Written instruction: Copy all the data exactly, except the pictures.

##########

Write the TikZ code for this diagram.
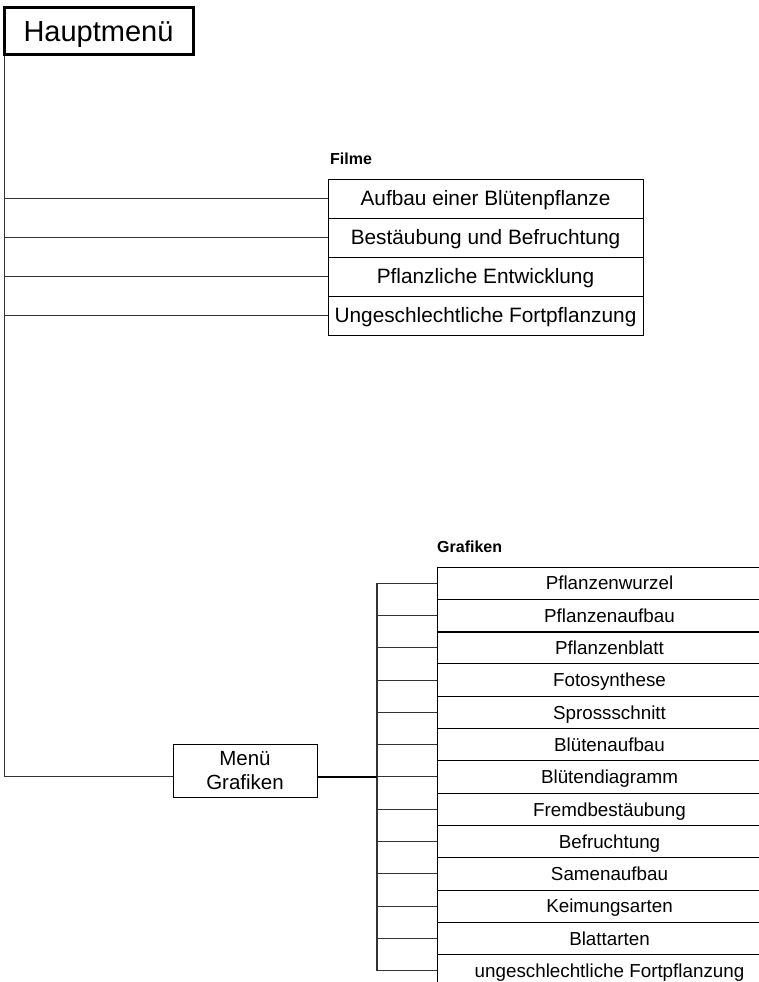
\documentclass[tikz,border=0pt]{standalone}
\usepackage{fontspec}
\setmainfont{Liberation Sans}
\usetikzlibrary{positioning}
\tikzset{
  kasten/.style={draw, line width=1pt, inner sep=0pt, outer sep=0pt},
  filmbox/.style={kasten, minimum width=315pt, minimum height=39pt, text height=14.9pt, text depth=0pt,
    font=\fontsize{20.8}{24}\selectfont},
  grafikbox/.style={kasten, minimum width=345pt, minimum height=32.3pt, text height=13.5pt, text depth=0pt,
    font=\fontsize{18.8}{22}\selectfont},
  titel/.style={inner sep=0pt, font=\bfseries\fontsize{16}{18}\selectfont},
  verbinder/.style={draw=black!80, line width=1pt},
}
\begin{document}
\begin{tikzpicture}[x=1pt, y=-1pt, line cap=butt, line join=miter]
  \useasboundingbox (0,0) rectangle (759,982);
  \clip (0,0) rectangle (759,982);
  % das Hauptmenue und der Stamm
  \node[draw, line width=3pt, inner sep=0pt, minimum width=189pt, minimum height=47pt,
        text height=20.8pt, text depth=0pt, font=\fontsize{29}{32}\selectfont] (hm) at (98.5,31.5) {Hauptmenü};
  \coordinate (stamm) at ([xshift=2pt]hm.south west);
  % die Filme
  \node[filmbox, anchor=north west] (f1) at (328,179) {Aufbau einer Blütenpflanze};
  \node[filmbox, below=0pt of f1] (f2) {Bestäubung und Befruchtung};
  \node[filmbox, below=0pt of f2] (f3) {Pflanzliche Entwicklung};
  \node[filmbox, below=0pt of f3] (f4) {Ungeschlechtliche Fortpflanzung};
  \node[titel, above right=14pt and 2pt of f1.north west, anchor=south west] (filme) {Filme};
  \foreach \i in {1,...,4} { \draw[verbinder] (stamm |- f\i.west) -- (f\i.west); }
  % die Grafiken
  \coordinate (g0) at (609.5,567);
  \foreach \name [count=\i] in {Pflanzenwurzel, Pflanzenaufbau, Pflanzenblatt, Fotosynthese,
      Sprossschnitt, Blütenaufbau, Blütendiagramm, Fremdbestäubung, Befruchtung,
      Samenaufbau, Keimungsarten, Blattarten, ungeschlechtliche Fortpflanzung} {
    \pgfmathtruncatemacro\j{\i-1}
    \node[grafikbox, below=0pt of g\j] (g\i) {\name};
  }
  \draw[line width=2pt] (g2.south west) -- (g2.south east);
  \node[titel, above right=14pt and 0pt of g1.north west, anchor=south west] (grafiken) {Grafiken};
  \coordinate (klammer) at ([xshift=-60pt]g1.west);
  \draw[verbinder, line width=1.3pt] (klammer) -- (klammer |- g13.west);
  \foreach \i in {1,...,13} { \draw[verbinder] (klammer |- g\i.west) -- (g\i.west); }
  % das Menue Grafiken
  \node[kasten, minimum width=144pt, minimum height=53pt, align=center,
        font=\fontsize{20.5}{23.3}\selectfont] (mg) at (245,770.5) {Menü\\Grafiken};
  \draw[verbinder] (stamm) |- (mg.west |- g7.west);
  \draw[line width=2pt] (mg.east |- g7.west) -- (klammer |- g7.west);
\end{tikzpicture}
\end{document}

##########

The result:
Write the TikZ code for this diagram.
\documentclass[tikz,border=0pt]{standalone}
\usepackage{fontspec}
\setmainfont{Liberation Sans}
\usetikzlibrary{positioning}
\tikzset{
  kasten/.style={draw, line width=1pt, inner sep=0pt, outer sep=0pt},
  filmbox/.style={kasten, minimum width=315pt, minimum height=39pt, text height=14.9pt, text depth=0pt,
    font=\fontsize{20.8}{24}\selectfont},
  grafikbox/.style={kasten, minimum width=345pt, minimum height=32.3pt, text height=13.5pt, text depth=0pt,
    font=\fontsize{18.8}{22}\selectfont},
  titel/.style={inner sep=0pt, font=\bfseries\fontsize{16}{18}\selectfont},
  verbinder/.style={draw=black!80, line width=1pt},
}
\begin{document}
\begin{tikzpicture}[x=1pt, y=-1pt, line cap=butt, line join=miter]
  \useasboundingbox (0,0) rectangle (759,982);
  \clip (0,0) rectangle (759,982);
  % das Hauptmenue und der Stamm
  \node[draw, line width=3pt, inner sep=0pt, minimum width=189pt, minimum height=47pt,
        text height=20.8pt, text depth=0pt, font=\fontsize{29}{32}\selectfont] (hm) at (98.5,31.5) {Hauptmenü};
  \coordinate (stamm) at ([xshift=2pt]hm.south west);
  % die Filme
  \node[filmbox, anchor=north west] (f1) at (328,179) {Aufbau einer Blütenpflanze};
  \node[filmbox, below=0pt of f1] (f2) {Bestäubung und Befruchtung};
  \node[filmbox, below=0pt of f2] (f3) {Pflanzliche Entwicklung};
  \node[filmbox, below=0pt of f3] (f4) {Ungeschlechtliche Fortpflanzung};
  \node[titel, above right=14pt and 2pt of f1.north west, anchor=south west] (filme) {Filme};
  \foreach \i in {1,...,4} { \draw[verbinder] (stamm |- f\i.west) -- (f\i.west); }
  % die Grafiken
  \coordinate (g0) at (609.5,567);
  \foreach \name [count=\i] in {Pflanzenwurzel, Pflanzenaufbau, Pflanzenblatt, Fotosynthese,
      Sprossschnitt, Blütenaufbau, Blütendiagramm, Fremdbestäubung, Befruchtung,
      Samenaufbau, Keimungsarten, Blattarten, ungeschlechtliche Fortpflanzung} {
    \pgfmathtruncatemacro\j{\i-1}
    \node[grafikbox, below=0pt of g\j] (g\i) {\name};
  }
  \draw[line width=2pt] (g2.south west) -- (g2.south east);
  \node[titel, above right=14pt and 0pt of g1.north west, anchor=south west] (grafiken) {Grafiken};
  \coordinate (klammer) at ([xshift=-60pt]g1.west);
  \draw[verbinder, line width=1.3pt] (klammer) -- (klammer |- g13.west);
  \foreach \i in {1,...,13} { \draw[verbinder] (klammer |- g\i.west) -- (g\i.west); }
  % das Menue Grafiken
  \node[kasten, minimum width=144pt, minimum height=53pt, align=center,
        font=\fontsize{20.5}{23.3}\selectfont] (mg) at (245,770.5) {Menü\\Grafiken};
  \draw[verbinder] (stamm) |- (mg.west |- g7.west);
  \draw[line width=2pt] (mg.east |- g7.west) -- (klammer |- g7.west);
\end{tikzpicture}
\end{document}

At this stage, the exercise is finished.